Exercise: In the lines below, output everything from the first line through the line containing "ccs_base_oil = [1545, 1000]" exactly as it is. Pictures are not part of the output.

------------------------------------------------------------------------

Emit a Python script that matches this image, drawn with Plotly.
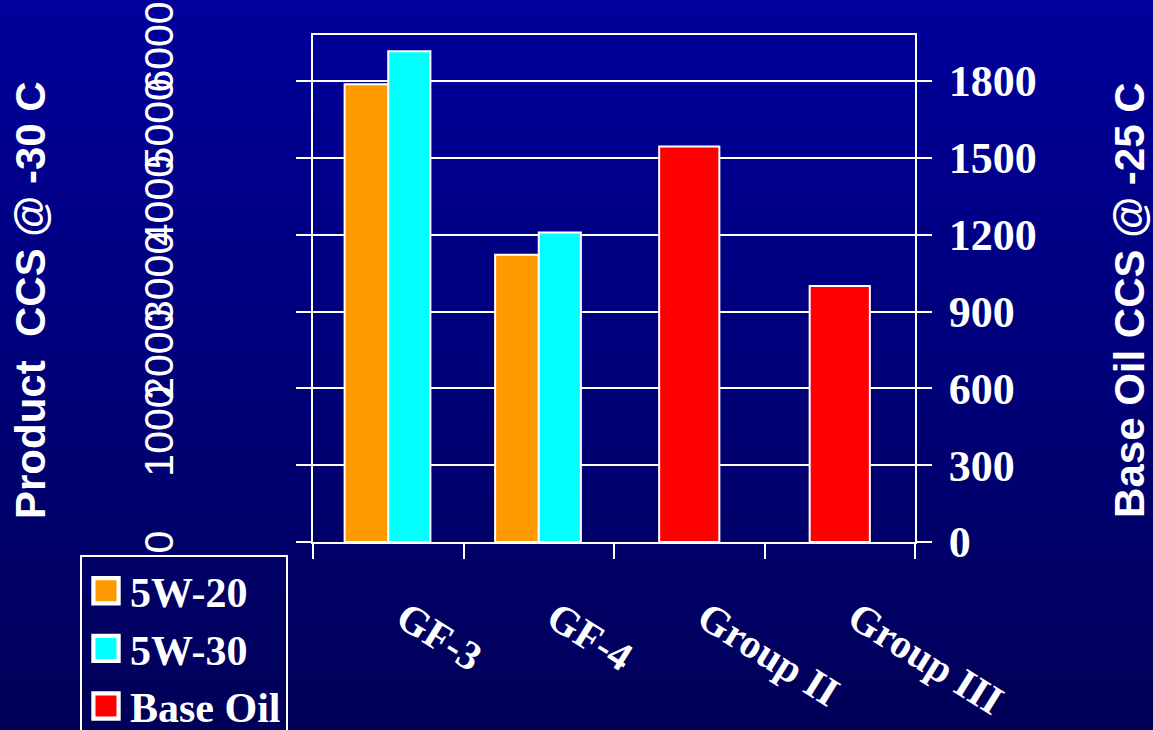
import plotly.graph_objects as go

# Category order on the shared x axis
categories = ["GF-3", "GF-4", "Group II", "Group III"]

# Fully formulated oils, CCS @ -30 C (left axis, cP)
product_categories = ["GF-3", "GF-4"]
ccs_5w20 = [5960, 3740]
ccs_5w30 = [6390, 4030]

# Base oils, CCS @ -25 C (right axis, cP)
base_categories = ["Group II", "Group III"]
ccs_base_oil = [1545, 1000]

# Axis ticks
left_tick_values = [0, 1000, 2000, 3000, 4000, 5000, 6000]
left_tick_labels = ["0", "1000", "2000", "3000", "4000", "5000", "6000"]
right_tick_values = [0, 300, 600, 900, 1200, 1500, 1800]
right_tick_labels = ["0", "300", "600", "900", "1200", "1500", "1800"]

W, H = 1153, 730
M_L, M_R, M_T, M_B = 313, 238, 35, 188

WHITE = "white"
ORANGE = "#FF9900"
CYAN = "#00FFFF"
RED = "#FF0000"

SERIF = "Liberation Serif"
SANS = "Liberation Sans"

fig = go.Figure()

bar_line = dict(color=WHITE, width=2)
fig.add_trace(go.Bar(
    name="5W-20", x=product_categories, y=ccs_5w20,
    offset=-0.29, width=0.29,
    marker=dict(color=ORANGE, line=bar_line), yaxis="y",
))
fig.add_trace(go.Bar(
    name="5W-30", x=product_categories, y=ccs_5w30,
    offset=0.0, width=0.28,
    marker=dict(color=CYAN, line=bar_line), yaxis="y",
))
fig.add_trace(go.Bar(
    name="Base Oil", x=base_categories, y=ccs_base_oil,
    offset=-0.2, width=0.4,
    marker=dict(color=RED, line=bar_line), yaxis="y2",
))

# vertical background gradient, dark blue fading darker toward the bottom
plot_h = H - M_T - M_B
plot_w = W - M_L - M_R
top_rgb = (0, 0, 155)
bot_rgb = (0, 0, 88)
n_strips = 146
shapes = []
for i in range(n_strips):
    py0 = H * i / n_strips
    py1 = H * (i + 1) / n_strips + 1
    t = (py0 + py1) / 2 / H
    c = tuple(round(a + (b - a) * t) for a, b in zip(top_rgb, bot_rgb))
    shapes.append(dict(
        type="rect", xref="paper", yref="paper", layer="below",
        x0=-M_L / plot_w - 0.01, x1=1 + M_R / plot_w + 0.01,
        y0=(H - M_B - py1) / plot_h, y1=(H - M_B - py0) / plot_h,
        line=dict(width=0), fillcolor="rgb(%d,%d,%d)" % c,
    ))

# pad the single-digit label so every rotated label starts at the same spot
FIG_SPACE = "\u2007"
left_text = [lab if len(lab) == 4 else lab + FIG_SPACE * (4 - len(lab)) for lab in left_tick_labels]

NBSP = "\u00a0"
ZWSP = "\u200b"  # keeps the trailing padding from being trimmed
title_font = dict(family=SANS, size=42, color=WHITE, weight="bold")

fig.update_layout(
    width=W, height=H,
    margin=dict(l=M_L, r=M_R, t=M_T, b=M_B, autoexpand=False),
    paper_bgcolor="rgb(0,0,120)",
    plot_bgcolor="rgba(0,0,0,0)",
    barmode="overlay",
    shapes=shapes,
    showlegend=True,
    legend=dict(
        x=(80 - M_L) / plot_w, y=(H - M_B - 555) / plot_h,
        xanchor="left", yanchor="top",
        bgcolor="rgba(0,0,0,0)", bordercolor=WHITE, borderwidth=2,
        font=dict(family=SERIF, size=42, color=WHITE, weight="bold"),
        traceorder="normal", itemwidth=38,
    ),
    xaxis=dict(
        type="category", categoryorder="array", categoryarray=categories,
        range=[-0.5, 3.5],
        tickson="boundaries", ticks="outside", ticklen=15, tickwidth=2, tickcolor=WHITE,
        showline=True, linecolor=WHITE, linewidth=2, mirror=True,
        showgrid=False, tickangle=32,
        tickfont=dict(family=SERIF, size=41, color=WHITE, weight="bold"),
        ticklabelstandoff=34, ticklabelshift=16,
    ),
    yaxis=dict(
        range=[0, 6600],
        tickvals=left_tick_values, ticktext=left_text,
        tickangle=-90,
        tickfont=dict(family=SANS, size=41, color=WHITE),
        ticks="outside", ticklen=15, tickwidth=2, tickcolor=WHITE,
        showline=True, linecolor=WHITE, linewidth=2,
        showgrid=False, zeroline=False,
        ticklabelstandoff=107, ticklabelshift=-28,
        title=dict(text="Product" + NBSP + " CCS @ -30 C" + FIG_SPACE + ZWSP,
                   font=title_font, standoff=77),
    ),
    yaxis2=dict(
        range=[0, 1980], overlaying="y", side="right",
        tickvals=right_tick_values, ticktext=right_tick_labels,
        tickfont=dict(family=SERIF, size=44, color=WHITE, weight="bold"),
        ticks="outside", ticklen=15, tickwidth=2, tickcolor=WHITE,
        showline=True, linecolor=WHITE, linewidth=2,
        showgrid=True, gridcolor=WHITE, gridwidth=2, zeroline=False,
        ticklabelstandoff=8,
        title=dict(text="Base Oil CCS @ -25 C" + FIG_SPACE + ZWSP,
                   font=title_font, standoff=80),
    ),
)

# enlarge the legend swatches to match the large legend text
post_js = """
var gd = document.getElementsByClassName('plotly-graph-div')[0];
function growSwatches() {
  gd.querySelectorAll('.legend .legendpoints path').forEach(function (p) {
    if (p.dataset.baseTransform === undefined) {
      p.dataset.baseTransform = p.getAttribute('transform') || '';
    }
    p.setAttribute('transform', p.dataset.baseTransform + ' scale(2.1)');
  });
}
growSwatches();
gd.on('plotly_afterplot', growSwatches);
"""

fig.write_html("out.html", post_script=post_js)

------------------------------------------------------------------------

Correct response:
Emit a Python script that matches this image, drawn with Plotly.
import plotly.graph_objects as go

# Category order on the shared x axis
categories = ["GF-3", "GF-4", "Group II", "Group III"]

# Fully formulated oils, CCS @ -30 C (left axis, cP)
product_categories = ["GF-3", "GF-4"]
ccs_5w20 = [5960, 3740]
ccs_5w30 = [6390, 4030]

# Base oils, CCS @ -25 C (right axis, cP)
base_categories = ["Group II", "Group III"]
ccs_base_oil = [1545, 1000]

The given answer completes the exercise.